Based on an analysis of both microbial and chemical water quality risks from literature and operating plant data, CCPs were identified on both treatment trains that could ensure that treated water provided could meet both EPA primary drinking water MCLs as well as the 12 log virus, 10 log giardia and 10 log cryptosporidium removal mandated in California for indirect potable reuse projects.
An additional detailed study including the use of a wealth of full scale data enabled a statistical analysis of each treatment train using Monte Carlo analysis. This also showed both trains to be robust, reliable trains capable of protecting public health. (It should be noted that the carbon based train as shown above will not remove levels of nitrate if they are present in the treated wastewater effluent, but will rely on biological treatment).

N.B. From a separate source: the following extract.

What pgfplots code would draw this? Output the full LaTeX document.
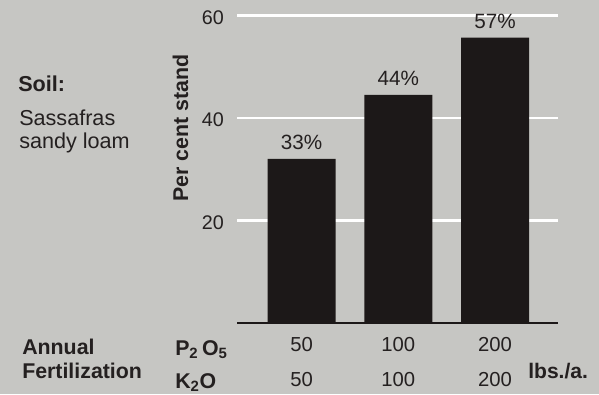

Different drivers for water reuse, a different location of facility and different regulatory histories have driven different approaches to technology selection. While well entrenched in California and Texas for potable reuse, the east coast is seeing a trend toward carbon based treatment systems. Although early groundwater systems in California (Montebello Forebay) and Texas (Fred Harvey) did not use reverse osmosis membranes, since the success of OCWD’s reverse osmosis based treatment this has become seen as the best technological solution.
With increasing challenges of brine removal and disposal, especially for inland or environmentally sensitive coastline, coupled with energy challenges, carbon based treatment is increasingly seen as an alternative. The future may even hold the adoption of carbon based systems, or hybrid RO-carbon based systems, in the current stronghold areas of RO.